At the same time, he advanced his own vision.
“I believe in techno-capitalism,” Altman wrote. “We should encourage people to make tons of money and then also find ways to widely distribute wealth and share the compounding magic of capitalism. One doesn’t work without the other; you cannot raise the floor and not also raise the ceiling for very long.”
In Blyth’s view, a new economic order is not yet discernible, because the governing idea is still being debated.
He described the MAGA vision as a combination of 1950s manufacturing, 1940s immigration and workforce trends, plus a touch of 19th-century, mercantilist “spheres of influence” foreign policy.
Then there’s the “Dark Enlightenment” wing of the tech sector where “Silicon Valley billionaires imagine an economy that runs not as a return to hard-hat industry’s glorious past but as a posthuman future of automation and space exploration,” according to Blyth.
On the other side, Democrats still seem to represent the institutionalist status quo, he added, though Rep. Alexandria Ocasio-Cortez and Sen. Bernie Sanders are pushing another option of left-wing populism.
A third Democratic vision is the “abundance” agenda, which seeks lower-regulation, pro-growth policies for renewed economic vigor.
The intra-party crosscurrents were highlighted recently when Mamdani, a self-described democratic socialist who was endorsed by Ocasio-Cortez, stunned the Democratic establishment last month when he won New York City’s primary with a platform that includes making bus service free, freezing rents on rent-stabilized apartments, nearly doubling the minimum wage to $30, building city-owned grocery stores, and hiking taxes on the top 1% of earners in the city.

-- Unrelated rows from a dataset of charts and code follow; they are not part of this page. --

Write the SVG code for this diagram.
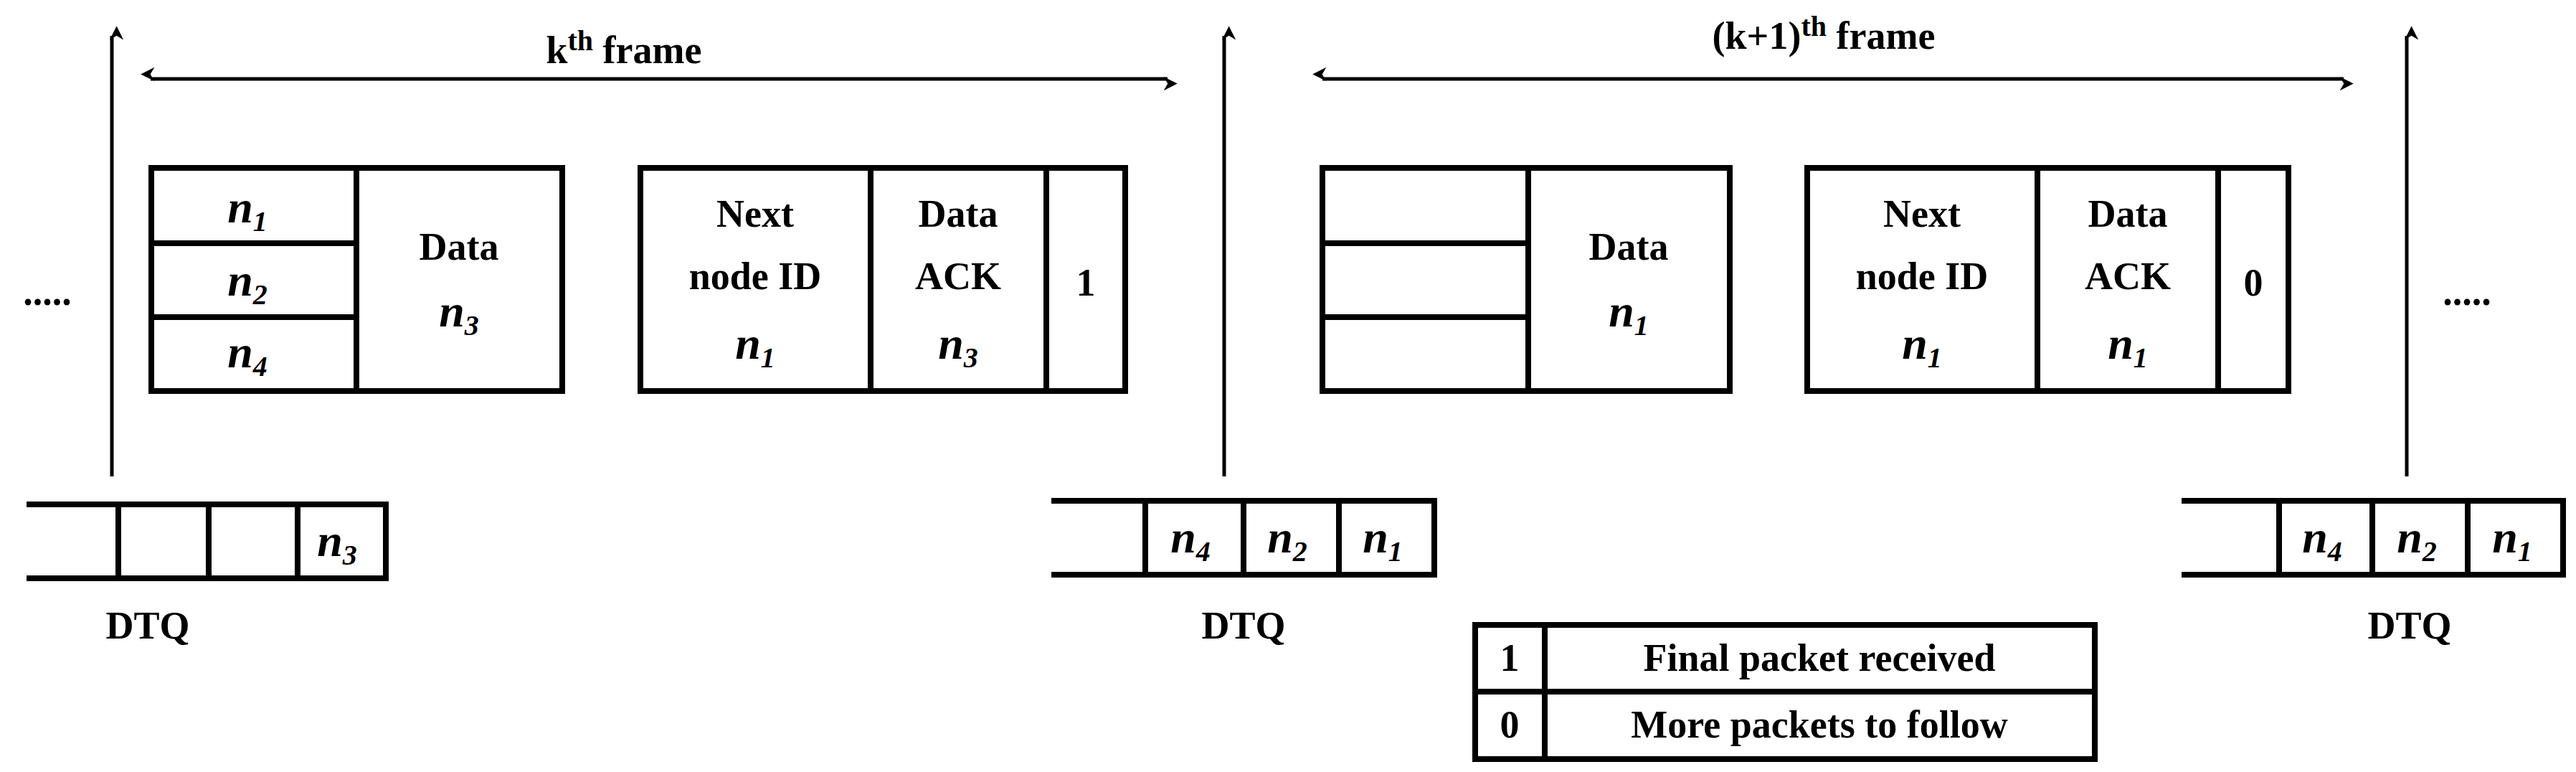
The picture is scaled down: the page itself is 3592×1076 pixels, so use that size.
<svg xmlns="http://www.w3.org/2000/svg" width="3592" height="1076" viewBox="0 0 3592 1076">
<style>
.b{fill:none;stroke:#000;stroke-width:8}
.l{fill:none;stroke:#000;stroke-width:5}
text{font-family:"Liberation Serif","Times New Roman",serif;font-weight:bold;font-size:54px;text-anchor:middle;fill:#000}
.n{font-style:italic;font-size:64px}
.s{font-size:40px}
</style>
<defs>
<marker id="a" viewBox="0 0 10 10" refX="9" refY="5" markerWidth="6" markerHeight="6" orient="auto-start-reverse" markerUnits="userSpaceOnUse" style="overflow:visible"><path d="M0,0 L10,5 L0,10 L3,5 z" transform="scale(3.2)" fill="#000"/></marker>
</defs>
<g id="connectors">
<line class="l" x1="156" y1="664" x2="156" y2="50" marker-end="url(#a)"/>
<line class="l" x1="1707" y1="664" x2="1707" y2="50" marker-end="url(#a)"/>
<line class="l" x1="3356" y1="664" x2="3356" y2="50" marker-end="url(#a)"/>
<line class="l" x1="210" y1="110" x2="1628" y2="110" marker-start="url(#a)" marker-end="url(#a)"/>
<line class="l" x1="1844" y1="110" x2="3268" y2="110" marker-start="url(#a)" marker-end="url(#a)"/>
</g>
<g id="label-k"><text x="870" y="88">k<tspan class="s" dy="-18">th</tspan><tspan dy="18"> frame</tspan></text></g>
<g id="label-k1"><text x="2543" y="68">(k+1)<tspan class="s" dy="-18">th</tspan><tspan dy="18"> frame</tspan></text></g>
<g id="dots-left"><text x="66" y="425" font-size="60">.....</text></g>
<g id="dots-right"><text x="3440" y="425" font-size="60">.....</text></g>
<g id="frame1-data">
<rect class="b" x="211" y="234" width="573" height="311"/>
<line class="b" x1="497" y1="234" x2="497" y2="545"/>
<line class="b" x1="211" y1="339" x2="497" y2="339"/>
<line class="b" x1="211" y1="442" x2="497" y2="442"/>
<text class="n" x="345" y="310">n<tspan class="s" dy="12">1</tspan></text>
<text class="n" x="345" y="412">n<tspan class="s" dy="12">2</tspan></text>
<text class="n" x="345" y="512">n<tspan class="s" dy="12">4</tspan></text>
<text x="640" y="362">Data</text>
<text class="n" x="640" y="455">n<tspan class="s" dy="12">3</tspan></text>
</g>
<g id="frame1-ack">
<rect class="b" x="893" y="234" width="676" height="311"/>
<line class="b" x1="1214" y1="234" x2="1214" y2="545"/>
<line class="b" x1="1459" y1="234" x2="1459" y2="545"/>
<text x="1053" y="316">Next</text>
<text x="1053" y="403">node ID</text>
<text class="n" x="1053" y="500">n<tspan class="s" dy="12">1</tspan></text>
<text x="1336" y="316">Data</text>
<text x="1336" y="403">ACK</text>
<text class="n" x="1336" y="500">n<tspan class="s" dy="12">3</tspan></text>
<text x="1514" y="412">1</text>
</g>
<g id="frame2-data">
<rect class="b" x="1844" y="234" width="568" height="311"/>
<line class="b" x1="2131" y1="234" x2="2131" y2="545"/>
<line class="b" x1="1844" y1="339" x2="2131" y2="339"/>
<line class="b" x1="1844" y1="442" x2="2131" y2="442"/>
<text x="2271" y="362">Data</text>
<text class="n" x="2271" y="455">n<tspan class="s" dy="12">1</tspan></text>
</g>
<g id="frame2-ack">
<rect class="b" x="2520" y="234" width="671" height="311"/>
<line class="b" x1="2841" y1="234" x2="2841" y2="545"/>
<line class="b" x1="3093" y1="234" x2="3093" y2="545"/>
<text x="2680" y="316">Next</text>
<text x="2680" y="403">node ID</text>
<text class="n" x="2680" y="500">n<tspan class="s" dy="12">1</tspan></text>
<text x="2967" y="316">Data</text>
<text x="2967" y="403">ACK</text>
<text class="n" x="2967" y="500">n<tspan class="s" dy="12">1</tspan></text>
<text x="3142" y="412">0</text>
</g>
<g id="dtq1">
<polyline class="b" points="37,703 538,703 538,806 37,806"/>
<line class="b" x1="165" y1="703" x2="165" y2="806"/>
<line class="b" x1="291" y1="703" x2="291" y2="806"/>
<line class="b" x1="415" y1="703" x2="415" y2="806"/>
<text class="n" x="470" y="775">n<tspan class="s" dy="12">3</tspan></text>
<text x="206" y="890">DTQ</text>
</g>
<g id="dtq2">
<polyline class="b" points="1466,698 2000,698 2000,801 1466,801"/>
<line class="b" x1="1597" y1="698" x2="1597" y2="801"/>
<line class="b" x1="1734" y1="698" x2="1734" y2="801"/>
<line class="b" x1="1867" y1="698" x2="1867" y2="801"/>
<text class="n" x="1660" y="770">n<tspan class="s" dy="12">4</tspan></text>
<text class="n" x="1795" y="770">n<tspan class="s" dy="12">2</tspan></text>
<text class="n" x="1928" y="770">n<tspan class="s" dy="12">1</tspan></text>
<text x="1734" y="890">DTQ</text>
</g>
<g id="dtq3">
<polyline class="b" points="3042,698 3574,698 3574,801 3042,801"/>
<line class="b" x1="3178" y1="698" x2="3178" y2="801"/>
<line class="b" x1="3308" y1="698" x2="3308" y2="801"/>
<line class="b" x1="3441" y1="698" x2="3441" y2="801"/>
<text class="n" x="3238" y="770">n<tspan class="s" dy="12">4</tspan></text>
<text class="n" x="3370" y="770">n<tspan class="s" dy="12">2</tspan></text>
<text class="n" x="3503" y="770">n<tspan class="s" dy="12">1</tspan></text>
<text x="3360" y="890">DTQ</text>
</g>
<g id="legend">
<rect class="b" x="2057" y="871" width="864" height="187"/>
<line class="b" x1="2154" y1="871" x2="2154" y2="1058"/>
<line class="b" x1="2057" y1="964" x2="2921" y2="964"/>
<text x="2105" y="935">1</text>
<text x="2537" y="935">Final packet received</text>
<text x="2105" y="1028">0</text>
<text x="2537" y="1028">More packets to follow</text>
</g>
</svg>
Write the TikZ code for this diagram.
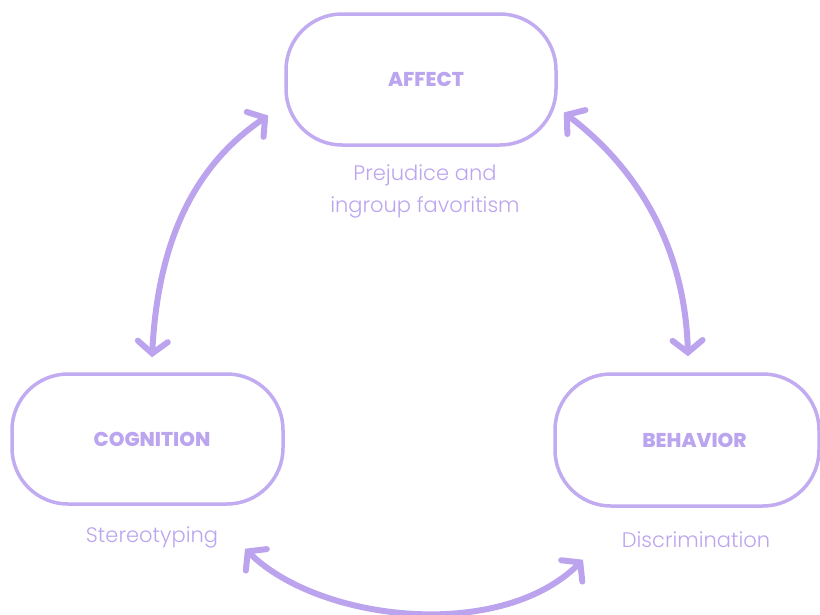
\documentclass[tikz,border=0pt]{standalone}
\usepackage{fontspec}
\setmainfont{Poppins}
\newfontfamily\lightfont{Poppins Light}
\newfontfamily\heavyfont{Poppins ExtraBold}
\usetikzlibrary{arrows.meta}
\definecolor{lavline}{HTML}{C2ACF1}
\definecolor{lavtext}{HTML}{BBA5EE}
\definecolor{lavarrow}{HTML}{BBA3EE}
\tikzset{
  box/.style={draw=lavline, line width=3.5pt, rounded corners=56pt,
    minimum width=270pt, minimum height=131pt, text=lavtext,
    font=\heavyfont\fontsize{20}{22}\selectfont},
  caption/.style={text=lavtext, align=center,
    font=\lightfont\fontsize{21}{32}\selectfont},
  link/.style={draw=lavarrow, line width=6pt, line cap=round,
    {Straight Barb[length=12pt, width=30pt, line cap=round]}-{Straight Barb[length=12pt, width=30pt, line cap=round]}}
}
\begin{document}
\begin{tikzpicture}[x=1pt, y=-1pt]
  \useasboundingbox (0,0) rectangle (820,614);
  % the three components (titles sit a little right of centre)
  \node[box] (affect) at (421,79.5) {\hspace*{10pt}AFFECT};
  \node[box, minimum width=271pt, minimum height=130pt] (cog) at (147.5,439) {\hspace*{9pt}COGNITION};
  \node[box, minimum width=264pt, minimum height=132pt] (beh) at (687,440) {\hspace*{15pt}BEHAVIOR};
  % captions under each box
  \node[caption, anchor=north] (affcap) at (425,161) {Prejudice and\\ingroup favoritism};
  \node[caption] (cogcap) at (152,537) {Stereotyping};
  \node[caption] (behcap) at (696,540) {Discrimination};
  % arrow ends
  \coordinate (a1) at ([shift={(-16,36)}]affect.west);
  \coordinate (c1) at ([shift={(4.5,-15)}]cog.north);
  \coordinate (a2) at ([shift={(6,33)}]affect.east);
  \coordinate (b1) at ([shift={(1,-16)}]beh.north);
  \coordinate (c2) at ([shift={(97.5,43)}]cog.south);
  \coordinate (b2) at ([shift={(-104,52)}]beh.south);
  % two-way links
  \draw[link] (c1) .. controls (158,240) and (195,165) .. (a1);
  \draw[link] (a2) .. controls (640,170) and (685,250) .. (b1);
  \draw[link] (c2) .. controls (320,622) and (500,642) .. (b2);
\end{tikzpicture}
\end{document}
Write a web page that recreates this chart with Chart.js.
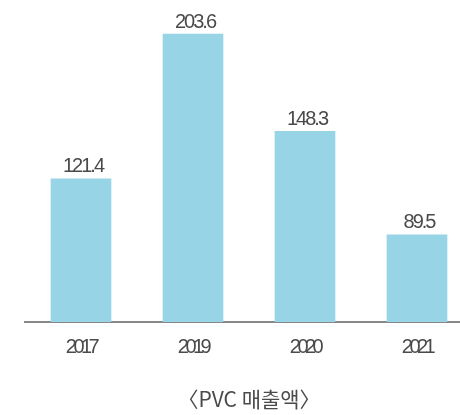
<!DOCTYPE html>
<html>
<head>
<meta charset="utf-8">
<script src="https://cdn.jsdelivr.net/npm/chart.js@4/dist/chart.umd.min.js"></script>
<style>
  html, body { margin: 0; padding: 0; background: #fff; overflow: hidden; width: 460px; height: 415px; }
  #wrap { position: relative; width: 480px; height: 415px; }
</style>
</head>
<body>
<div id="wrap"><canvas id="c" width="480" height="415"></canvas></div>
<script>
const categories = ['2017', '2019', '2020', '2021'];
const salesValues = [121.4, 203.6, 148.3, 89.5];
const chartTitle = '〈PVC 매출액〉';

const barColor = '#97D4E6';
const textColor = '#4a4a4a';
const digitFont = "'Liberation Sans', Arial, sans-serif";

const spacingPlugin = {
  id: 'spacing',
  beforeDraw(chart) {
    const ctx = chart.ctx;
    if ('letterSpacing' in ctx) ctx.letterSpacing = '-3.5px';
    const t = chart.titleBlock;
    if (t && !t._patched) {
      const orig = t.draw.bind(t);
      t.draw = function () {
        ctx.save();
        if ('letterSpacing' in ctx) ctx.letterSpacing = '0px';
        orig();
        ctx.restore();
      };
      t._patched = true;
    }
  }
};

const valueLabels = {
  id: 'valueLabels',
  afterDatasetsDraw(chart) {
    const ctx = chart.ctx;
    const meta = chart.getDatasetMeta(0);
    ctx.save();
    if ('letterSpacing' in ctx) ctx.letterSpacing = '-2px';
    ctx.font = '20px ' + digitFont;
    ctx.fillStyle = textColor;
    ctx.textAlign = 'center';
    ctx.textBaseline = 'bottom';
    meta.data.forEach((bar, i) => {
      ctx.fillText(salesValues[i].toFixed(1), bar.x + 2, bar.y - 2);
    });
    ctx.restore();
  }
};

new Chart(document.getElementById('c'), {
  type: 'bar',
  data: {
    labels: categories,
    datasets: [{
      data: salesValues,
      backgroundColor: barColor,
      borderWidth: 0,
      barThickness: 60
    }]
  },
  options: {
    responsive: false,
    animation: false,
    layout: { padding: { left: 25, right: 7, top: 0, bottom: 0 } },
    plugins: {
      legend: { display: false },
      tooltip: { enabled: false },
      title: {
        display: true,
        text: chartTitle,
        position: 'bottom',
        color: textColor,
        font: { family: "'Noto Sans CJK KR', 'Noto Sans', sans-serif", size: 21, weight: 'normal', lineHeight: 1.0 },
        padding: { top: 17, bottom: 5 }
      }
    },
    scales: {
      x: {
        grid: { display: false, drawTicks: false },
        border: { display: true, color: '#888888', width: 2 },
        ticks: {
          color: textColor,
          padding: 13,
          font: { family: digitFont, size: 20, lineHeight: 1.2 }
        }
      },
      y: {
        display: false,
        min: 40,
        max: 223
      }
    }
  },
  plugins: [spacingPlugin, valueLabels]
});
</script>
</body>
</html>
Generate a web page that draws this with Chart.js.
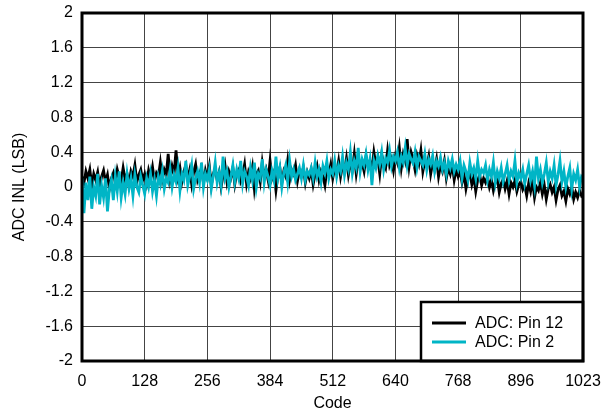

By contrast, California Gov. Gavin Newsom and Democratic allies in the liberal bastion passed reforms to a landmark environmental law last week that will make it easier to build more housing, as state leaders acknowledged the need to boost supply by cutting red tape.
“A new economic order is forming—which means that it is not yet fixed and can still be shaped,” Blyth wrote. “But time is running out. As jumbled as the regressive modernization is, it could win the day if we do not come up with a different governing idea of what the economy is and whom it is for.”